[Written request]: All of the data should be repeated exactly; pictures are not part of the copy.

[Information provided]:
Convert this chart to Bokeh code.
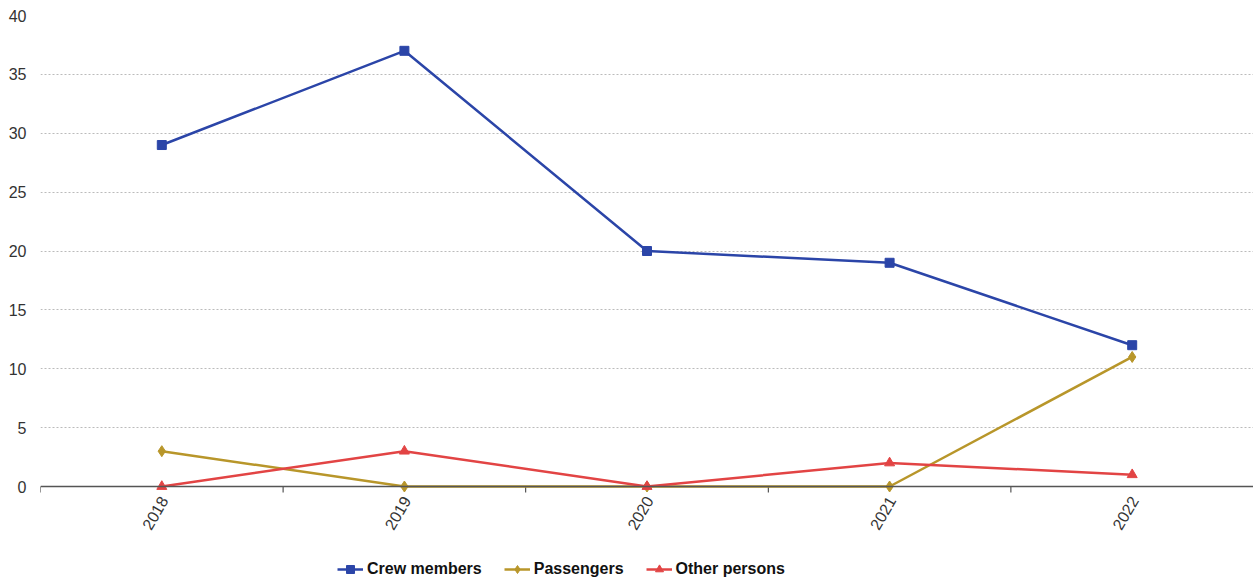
import math
from bokeh.plotting import figure
from bokeh.models import Range1d, FixedTicker, Legend, LegendItem, Span
from bokeh.core.properties import value
from bokeh.embed import file_html
from bokeh.resources import INLINE

years = ["2018", "2019", "2020", "2021", "2022"]
crew = [29, 37, 20, 19, 12]
passengers = [3, 0, 0, 0, 11]
others = [0, 3, 0, 2, 1]
y_ticks = [0, 5, 10, 15, 20, 25, 30, 35, 40]

W, H = 1253, 581
TOP, BOTTOM_SPACE, LEFT = 15, 95, 40
ymax = 40
plot_px = H - TOP - BOTTOM_SPACE
ymin = -ymax * BOTTOM_SPACE / plot_px
unit_px = plot_px / ymax

xs = [i + 0.5 for i in range(len(years))]
bounds = list(range(len(years) + 1))

p = figure(width=W, height=H, output_backend="svg", toolbar_location=None,
           x_range=Range1d(0, len(years)), y_range=Range1d(ymin, ymax),
           min_border_left=LEFT, min_border_right=0, min_border_top=TOP,
           min_border_bottom=0)
p.outline_line_color = None
p.background_fill_color = "white"
p.xaxis.visible = False

blue = "#2B45A8"
gold = "#B8962A"
red = "#E24444"

p.xgrid.grid_line_color = None
p.ygrid.ticker = FixedTicker(ticks=y_ticks[1:])
p.ygrid.grid_line_color = "#bbbbbb"
p.ygrid.grid_line_dash = "2 2"
p.ygrid.grid_line_width = 1

# x axis line, ticks and labels
p.add_layout(Span(location=0, dimension="width", line_color="#555555", line_width=1.5))
p.segment(x0=bounds, x1=bounds, y0=[0] * len(bounds), y1=[-6 / unit_px] * len(bounds),
          line_color="#333333", line_width=1)
p.text(x=xs, y=[0] * len(xs), text=years, angle=math.radians(60),
       text_align="right", text_baseline="middle", x_offset=2, y_offset=11,
       text_font=value("Liberation Sans"), text_font_size="16px", text_color="#333333")

r1l = p.line(xs, crew, line_color=blue, line_width=2.5)
r1m = p.scatter(xs, crew, marker="square", size=9, fill_color=blue, line_color=blue)
r2l = p.line(xs, passengers, line_color=gold, line_width=2.5)
r2m = p.scatter(xs, passengers, marker="diamond", size=11, fill_color=gold, line_color=gold)
r3l = p.line(xs, others, line_color=red, line_width=2.5)
r3m = p.scatter(xs, others, marker="triangle", size=10, fill_color=red, line_color=red)

ya = p.yaxis[0]
ya.ticker = FixedTicker(ticks=y_ticks)
ya.axis_line_color = None
ya.major_tick_line_color = None
ya.minor_tick_line_color = None
ya.major_label_text_font = "Liberation Sans"
ya.major_label_text_font_size = "16px"
ya.major_label_text_color = "#333333"
ya.major_label_standoff = 8

legend = Legend(items=[
    LegendItem(label="Crew members", renderers=[r1l, r1m]),
    LegendItem(label="Passengers", renderers=[r2l, r2m]),
    LegendItem(label="Other persons", renderers=[r3l, r3m]),
], orientation="horizontal", location=(297, 2))
legend.label_text_font = "Liberation Sans"
legend.label_text_font_size = "16px"
legend.label_text_font_style = "bold"
legend.label_text_color = "#111111"
legend.border_line_color = None
legend.background_fill_alpha = 0
legend.glyph_width = 26
legend.label_standoff = 4
legend.spacing = 22
legend.padding = 4
legend.margin = 0
p.add_layout(legend, "center")

open("out.html", "w").write(file_html(p, INLINE))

[Result of this task]:
Convert this chart to Bokeh code.
import math
from bokeh.plotting import figure
from bokeh.models import Range1d, FixedTicker, Legend, LegendItem, Span
from bokeh.core.properties import value
from bokeh.embed import file_html
from bokeh.resources import INLINE

years = ["2018", "2019", "2020", "2021", "2022"]
crew = [29, 37, 20, 19, 12]
passengers = [3, 0, 0, 0, 11]
others = [0, 3, 0, 2, 1]
y_ticks = [0, 5, 10, 15, 20, 25, 30, 35, 40]

W, H = 1253, 581
TOP, BOTTOM_SPACE, LEFT = 15, 95, 40
ymax = 40
plot_px = H - TOP - BOTTOM_SPACE
ymin = -ymax * BOTTOM_SPACE / plot_px
unit_px = plot_px / ymax

xs = [i + 0.5 for i in range(len(years))]
bounds = list(range(len(years) + 1))

p = figure(width=W, height=H, output_backend="svg", toolbar_location=None,
           x_range=Range1d(0, len(years)), y_range=Range1d(ymin, ymax),
           min_border_left=LEFT, min_border_right=0, min_border_top=TOP,
           min_border_bottom=0)
p.outline_line_color = None
p.background_fill_color = "white"
p.xaxis.visible = False

blue = "#2B45A8"
gold = "#B8962A"
red = "#E24444"

p.xgrid.grid_line_color = None
p.ygrid.ticker = FixedTicker(ticks=y_ticks[1:])
p.ygrid.grid_line_color = "#bbbbbb"
p.ygrid.grid_line_dash = "2 2"
p.ygrid.grid_line_width = 1

# x axis line, ticks and labels
p.add_layout(Span(location=0, dimension="width", line_color="#555555", line_width=1.5))
p.segment(x0=bounds, x1=bounds, y0=[0] * len(bounds), y1=[-6 / unit_px] * len(bounds),
          line_color="#333333", line_width=1)
p.text(x=xs, y=[0] * len(xs), text=years, angle=math.radians(60),
       text_align="right", text_baseline="middle", x_offset=2, y_offset=11,
       text_font=value("Liberation Sans"), text_font_size="16px", text_color="#333333")

r1l = p.line(xs, crew, line_color=blue, line_width=2.5)
r1m = p.scatter(xs, crew, marker="square", size=9, fill_color=blue, line_color=blue)
r2l = p.line(xs, passengers, line_color=gold, line_width=2.5)
r2m = p.scatter(xs, passengers, marker="diamond", size=11, fill_color=gold, line_color=gold)
r3l = p.line(xs, others, line_color=red, line_width=2.5)
r3m = p.scatter(xs, others, marker="triangle", size=10, fill_color=red, line_color=red)

ya = p.yaxis[0]
ya.ticker = FixedTicker(ticks=y_ticks)
ya.axis_line_color = None
ya.major_tick_line_color = None
ya.minor_tick_line_color = None
ya.major_label_text_font = "Liberation Sans"
ya.major_label_text_font_size = "16px"
ya.major_label_text_color = "#333333"
ya.major_label_standoff = 8

legend = Legend(items=[
    LegendItem(label="Crew members", renderers=[r1l, r1m]),
    LegendItem(label="Passengers", renderers=[r2l, r2m]),
    LegendItem(label="Other persons", renderers=[r3l, r3m]),
], orientation="horizontal", location=(297, 2))
legend.label_text_font = "Liberation Sans"
legend.label_text_font_size = "16px"
legend.label_text_font_style = "bold"
legend.label_text_color = "#111111"
legend.border_line_color = None
legend.background_fill_alpha = 0
legend.glyph_width = 26
legend.label_standoff = 4
legend.spacing = 22
legend.padding = 4
legend.margin = 0
p.add_layout(legend, "center")

open("out.html", "w").write(file_html(p, INLINE))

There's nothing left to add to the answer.